- **TASK GOAL**:
Your task is to copy the listing exactly, with the pictures left out.

----

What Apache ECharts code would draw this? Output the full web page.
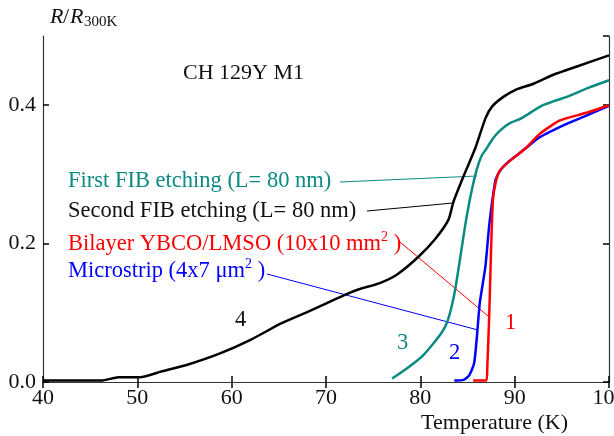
<!DOCTYPE html>
<html lang="en">
<head>
    <meta charset="utf-8">
    <title>R/R300K vs Temperature</title>
    <script src="https://cdn.jsdelivr.net/npm/echarts@6.0.0/dist/echarts.min.js"></script>
    <style>
        html, body {margin: 0; padding: 0; background: #fff;}
    </style>
</head>
<body>
<div id="main" style="width: 614px;height:436px;"></div>
<script type="application/javascript">
    // curve 1 - bilayer YBCO/LMSO
    var t1 = [85.6, 87.0, 87.1, 87.3, 87.5, 87.7, 88.0, 88.4, 89.7, 91.1, 92.7, 94.8, 97.6, 100];
    var r1 = [0.002, 0.002, 0.022, 0.095, 0.192, 0.264, 0.289, 0.305, 0.322, 0.337, 0.359, 0.378, 0.389, 0.400];
    // curve 2 - microstrip
    var t2 = [83.6, 84.6, 85.2, 85.7, 86.0, 86.3, 86.9, 87.3, 87.7, 88.0, 88.6, 89.5, 91.1, 92.7, 95.5, 97.6, 100];
    var r2 = [0.002, 0.003, 0.010, 0.027, 0.066, 0.114, 0.167, 0.226, 0.269, 0.293, 0.308, 0.320, 0.337, 0.354, 0.373, 0.385, 0.399];
    // curve 3 - first FIB etching
    var t3 = [77.0, 78.0, 79.3, 80.4, 81.4, 82.2, 82.8, 83.3, 83.7, 84.2, 84.8, 85.4, 86.0, 86.5, 87.0, 87.7, 88.5, 89.5, 90.7, 93.0, 95.5, 97.8, 100];
    var r3 = [0.005, 0.014, 0.027, 0.040, 0.056, 0.070, 0.085, 0.108, 0.134, 0.177, 0.230, 0.274, 0.308, 0.327, 0.337, 0.352, 0.364, 0.374, 0.381, 0.400, 0.412, 0.425, 0.436];
    // curve 4 - second FIB etching
    var t4 = [40, 46.2, 48.0, 50.3, 52.5, 55.3, 58.7, 62.0, 65.3, 68.0, 70.1, 72.0, 73.5, 75.7, 77.5, 79.8, 81.6, 83.0, 83.5, 84.6, 85.8, 86.9, 87.6, 88.8, 90.2, 92.0, 94.1, 96.6, 100];
    var r4 = [0.002, 0.002, 0.007, 0.007, 0.015, 0.025, 0.041, 0.061, 0.085, 0.101, 0.114, 0.126, 0.134, 0.143, 0.155, 0.181, 0.207, 0.235, 0.260, 0.298, 0.337, 0.381, 0.398, 0.412, 0.423, 0.431, 0.444, 0.456, 0.472];

    var xTicks = [40, 50, 60, 70, 80, 90, 100];
    var yTicks = [0.0, 0.2, 0.4];

    var TEAL = '#0b8a84';
    var FONT = '"Liberation Serif", "DejaVu Serif", serif';

    function pairs(xs, ys) {
        var out = [];
        for (var i = 0; i < xs.length; i++) out.push([xs[i], ys[i]]);
        return out;
    }

    function curve(name, xs, ys, color) {
        return {
            name: name,
            type: 'line',
            data: pairs(xs, ys),
            showSymbol: false,
            smooth: 0.2,
            lineStyle: {color: color, width: 2.5},
            z: 3,
            silent: true
        };
    }

    function txt(x, y, s, color, size) {
        return {
            type: 'text',
            x: x, y: y,
            style: {
                text: s, fill: color, font: (size || 22.5) + 'px ' + FONT,
                textAlign: 'left', textVerticalAlign: 'middle'
            }
        };
    }

    function richTxt(x, y, s, color) {
        return {
            type: 'text',
            x: x, y: y,
            style: {
                text: s,
                textAlign: 'left', textVerticalAlign: 'middle',
                rich: {
                    a: {fontFamily: FONT, fontSize: 22.5, fill: color, color: color, verticalAlign: 'bottom', lineHeight: 26},
                    s: {fontFamily: FONT, fontSize: 14, fill: color, color: color, verticalAlign: 'top', lineHeight: 14}
                }
            }
        };
    }

    function seg(x1, y1, x2, y2, color) {
        return {
            type: 'line',
            shape: {x1: x1, y1: y1, x2: x2, y2: y2},
            style: {stroke: color, lineWidth: 1}
        };
    }

    var chart = echarts.init(document.getElementById('main'));

    var tickLabel = {fontFamily: FONT, fontSize: 22, color: '#111'};
    var axisLine = {lineStyle: {color: '#333', width: 1.2}};
    var tick = {inside: true, length: 6, lineStyle: {color: '#000', width: 1.5}};

    var option = {
        animation: false,
        backgroundColor: '#fff',
        grid: {left: 43, right: 5, top: 36, bottom: 54, outerBoundsMode: 'none', containLabel: false},
        xAxis: [{
            type: 'value', min: xTicks[0], max: xTicks[xTicks.length - 1], interval: 10,
            axisLine: axisLine,
            axisTick: tick,
            axisLabel: Object.assign({margin: 5}, tickLabel),
            splitLine: {show: false},
            name: 'Temperature (K)', nameLocation: 'end',
            nameTextStyle: {fontFamily: FONT, fontSize: 22, color: '#111', align: 'right', verticalAlign: 'top', padding: [30, 56, 0, 0]}
        }, {
            type: 'value', position: 'top', min: 40, max: 100, interval: 10,
            axisLine: axisLine,
            axisTick: tick,
            axisLabel: {show: false},
            splitLine: {show: false}
        }],
        yAxis: [{
            type: 'value', min: yTicks[0], max: 0.5, interval: 0.2,
            axisLine: axisLine,
            axisTick: tick,
            axisLabel: Object.assign({margin: 7, showMaxLabel: false, formatter: function (v) { return v.toFixed(1); }}, tickLabel),
            splitLine: {show: false}
        }, {
            type: 'value', position: 'right', min: 0, max: 0.5, interval: 0.2,
            axisLine: axisLine,
            axisTick: tick,
            axisLabel: {show: false},
            splitLine: {show: false}
        }],
        series: [
            curve('Second FIB etching', t4, r4, '#000'),
            curve('First FIB etching', t3, r3, TEAL),
            curve('Microstrip', t2, r2, '#0000ff'),
            curve('Bilayer YBCO/LMSO', t1, r1, '#ff0000')
        ],
        graphic: [
            // y axis title
            {
                type: 'text', x: 50, y: 17,
                style: {text: 'R', fill: '#111', font: 'italic 22px ' + FONT, textVerticalAlign: 'middle'}
            },
            {
                type: 'text', x: 63, y: 17,
                style: {text: '/', fill: '#111', font: '22px ' + FONT, textVerticalAlign: 'middle'}
            },
            {
                type: 'text', x: 70, y: 17,
                style: {text: 'R', fill: '#111', font: 'italic 22px ' + FONT, textVerticalAlign: 'middle'}
            },
            {
                type: 'text', x: 84, y: 22,
                style: {text: '300K', fill: '#111', font: '15px ' + FONT, textVerticalAlign: 'middle'}
            },
            txt(183, 73, 'CH 129Y M1', '#111', 22),
            txt(68, 181, 'First FIB etching (L= 80 nm)', TEAL),
            txt(68, 211, 'Second FIB etching (L= 80 nm)', '#111'),
            richTxt(68, 243, '{a|Bilayer YBCO/LMSO (10x10 mm}{s|2}{a| )}', '#ff0000'),
            richTxt(68, 270, '{a|Microstrip (4x7 \u03bcm}{s|2}{a| )}', '#0000ff'),
            seg(340, 182, 477, 176, TEAL),
            seg(367, 211, 453, 203, '#000'),
            seg(400, 242, 488, 316, '#ff0000'),
            seg(267, 274, 478, 330, '#0000ff'),
            txt(505, 323, '1', '#ff0000'),
            txt(449, 353, '2', '#0000ff'),
            txt(397, 343, '3', TEAL),
            txt(235, 320, '4', '#111')
        ]
    };

    chart.setOption(option);
</script>
</body>
</html>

----

- **RESULT OF THE EXERCISE**:
What Apache ECharts code would draw this? Output the full web page.
<!DOCTYPE html>
<html lang="en">
<head>
    <meta charset="utf-8">
    <title>R/R300K vs Temperature</title>
    <script src="https://cdn.jsdelivr.net/npm/echarts@6.0.0/dist/echarts.min.js"></script>
    <style>
        html, body {margin: 0; padding: 0; background: #fff;}
    </style>
</head>
<body>
<div id="main" style="width: 614px;height:436px;"></div>
<script type="application/javascript">
    // curve 1 - bilayer YBCO/LMSO
    var t1 = [85.6, 87.0, 87.1, 87.3, 87.5, 87.7, 88.0, 88.4, 89.7, 91.1, 92.7, 94.8, 97.6, 100];
    var r1 = [0.002, 0.002, 0.022, 0.095, 0.192, 0.264, 0.289, 0.305, 0.322, 0.337, 0.359, 0.378, 0.389, 0.400];
    // curve 2 - microstrip
    var t2 = [83.6, 84.6, 85.2, 85.7, 86.0, 86.3, 86.9, 87.3, 87.7, 88.0, 88.6, 89.5, 91.1, 92.7, 95.5, 97.6, 100];
    var r2 = [0.002, 0.003, 0.010, 0.027, 0.066, 0.114, 0.167, 0.226, 0.269, 0.293, 0.308, 0.320, 0.337, 0.354, 0.373, 0.385, 0.399];
    // curve 3 - first FIB etching
    var t3 = [77.0, 78.0, 79.3, 80.4, 81.4, 82.2, 82.8, 83.3, 83.7, 84.2, 84.8, 85.4, 86.0, 86.5, 87.0, 87.7, 88.5, 89.5, 90.7, 93.0, 95.5, 97.8, 100];
    var r3 = [0.005, 0.014, 0.027, 0.040, 0.056, 0.070, 0.085, 0.108, 0.134, 0.177, 0.230, 0.274, 0.308, 0.327, 0.337, 0.352, 0.364, 0.374, 0.381, 0.400, 0.412, 0.425, 0.436];
    // curve 4 - second FIB etching
    var t4 = [40, 46.2, 48.0, 50.3, 52.5, 55.3, 58.7, 62.0, 65.3, 68.0, 70.1, 72.0, 73.5, 75.7, 77.5, 79.8, 81.6, 83.0, 83.5, 84.6, 85.8, 86.9, 87.6, 88.8, 90.2, 92.0, 94.1, 96.6, 100];
    var r4 = [0.002, 0.002, 0.007, 0.007, 0.015, 0.025, 0.041, 0.061, 0.085, 0.101, 0.114, 0.126, 0.134, 0.143, 0.155, 0.181, 0.207, 0.235, 0.260, 0.298, 0.337, 0.381, 0.398, 0.412, 0.423, 0.431, 0.444, 0.456, 0.472];

    var xTicks = [40, 50, 60, 70, 80, 90, 100];
    var yTicks = [0.0, 0.2, 0.4];

    var TEAL = '#0b8a84';
    var FONT = '"Liberation Serif", "DejaVu Serif", serif';

    function pairs(xs, ys) {
        var out = [];
        for (var i = 0; i < xs.length; i++) out.push([xs[i], ys[i]]);
        return out;
    }

    function curve(name, xs, ys, color) {
        return {
            name: name,
            type: 'line',
            data: pairs(xs, ys),
            showSymbol: false,
            smooth: 0.2,
            lineStyle: {color: color, width: 2.5},
            z: 3,
            silent: true
        };
    }

    function txt(x, y, s, color, size) {
        return {
            type: 'text',
            x: x, y: y,
            style: {
                text: s, fill: color, font: (size || 22.5) + 'px ' + FONT,
                textAlign: 'left', textVerticalAlign: 'middle'
            }
        };
    }

    function richTxt(x, y, s, color) {
        return {
            type: 'text',
            x: x, y: y,
            style: {
                text: s,
                textAlign: 'left', textVerticalAlign: 'middle',
                rich: {
                    a: {fontFamily: FONT, fontSize: 22.5, fill: color, color: color, verticalAlign: 'bottom', lineHeight: 26},
                    s: {fontFamily: FONT, fontSize: 14, fill: color, color: color, verticalAlign: 'top', lineHeight: 14}
                }
            }
        };
    }

    function seg(x1, y1, x2, y2, color) {
        return {
            type: 'line',
            shape: {x1: x1, y1: y1, x2: x2, y2: y2},
            style: {stroke: color, lineWidth: 1}
        };
    }

    var chart = echarts.init(document.getElementById('main'));

    var tickLabel = {fontFamily: FONT, fontSize: 22, color: '#111'};
    var axisLine = {lineStyle: {color: '#333', width: 1.2}};
    var tick = {inside: true, length: 6, lineStyle: {color: '#000', width: 1.5}};

    var option = {
        animation: false,
        backgroundColor: '#fff',
        grid: {left: 43, right: 5, top: 36, bottom: 54, outerBoundsMode: 'none', containLabel: false},
        xAxis: [{
            type: 'value', min: xTicks[0], max: xTicks[xTicks.length - 1], interval: 10,
            axisLine: axisLine,
            axisTick: tick,
            axisLabel: Object.assign({margin: 5}, tickLabel),
            splitLine: {show: false},
            name: 'Temperature (K)', nameLocation: 'end',
            nameTextStyle: {fontFamily: FONT, fontSize: 22, color: '#111', align: 'right', verticalAlign: 'top', padding: [30, 56, 0, 0]}
        }, {
            type: 'value', position: 'top', min: 40, max: 100, interval: 10,
            axisLine: axisLine,
            axisTick: tick,
            axisLabel: {show: false},
            splitLine: {show: false}
        }],
        yAxis: [{
            type: 'value', min: yTicks[0], max: 0.5, interval: 0.2,
            axisLine: axisLine,
            axisTick: tick,
            axisLabel: Object.assign({margin: 7, showMaxLabel: false, formatter: function (v) { return v.toFixed(1); }}, tickLabel),
            splitLine: {show: false}
        }, {
            type: 'value', position: 'right', min: 0, max: 0.5, interval: 0.2,
            axisLine: axisLine,
            axisTick: tick,
            axisLabel: {show: false},
            splitLine: {show: false}
        }],
        series: [
            curve('Second FIB etching', t4, r4, '#000'),
            curve('First FIB etching', t3, r3, TEAL),
            curve('Microstrip', t2, r2, '#0000ff'),
            curve('Bilayer YBCO/LMSO', t1, r1, '#ff0000')
        ],
        graphic: [
            // y axis title
            {
                type: 'text', x: 50, y: 17,
                style: {text: 'R', fill: '#111', font: 'italic 22px ' + FONT, textVerticalAlign: 'middle'}
            },
            {
                type: 'text', x: 63, y: 17,
                style: {text: '/', fill: '#111', font: '22px ' + FONT, textVerticalAlign: 'middle'}
            },
            {
                type: 'text', x: 70, y: 17,
                style: {text: 'R', fill: '#111', font: 'italic 22px ' + FONT, textVerticalAlign: 'middle'}
            },
            {
                type: 'text', x: 84, y: 22,
                style: {text: '300K', fill: '#111', font: '15px ' + FONT, textVerticalAlign: 'middle'}
            },
            txt(183, 73, 'CH 129Y M1', '#111', 22),
            txt(68, 181, 'First FIB etching (L= 80 nm)', TEAL),
            txt(68, 211, 'Second FIB etching (L= 80 nm)', '#111'),
            richTxt(68, 243, '{a|Bilayer YBCO/LMSO (10x10 mm}{s|2}{a| )}', '#ff0000'),
            richTxt(68, 270, '{a|Microstrip (4x7 \u03bcm}{s|2}{a| )}', '#0000ff'),
            seg(340, 182, 477, 176, TEAL),
            seg(367, 211, 453, 203, '#000'),
            seg(400, 242, 488, 316, '#ff0000'),
            seg(267, 274, 478, 330, '#0000ff'),
            txt(505, 323, '1', '#ff0000'),
            txt(449, 353, '2', '#0000ff'),
            txt(397, 343, '3', TEAL),
            txt(235, 320, '4', '#111')
        ]
    };

    chart.setOption(option);
</script>
</body>
</html>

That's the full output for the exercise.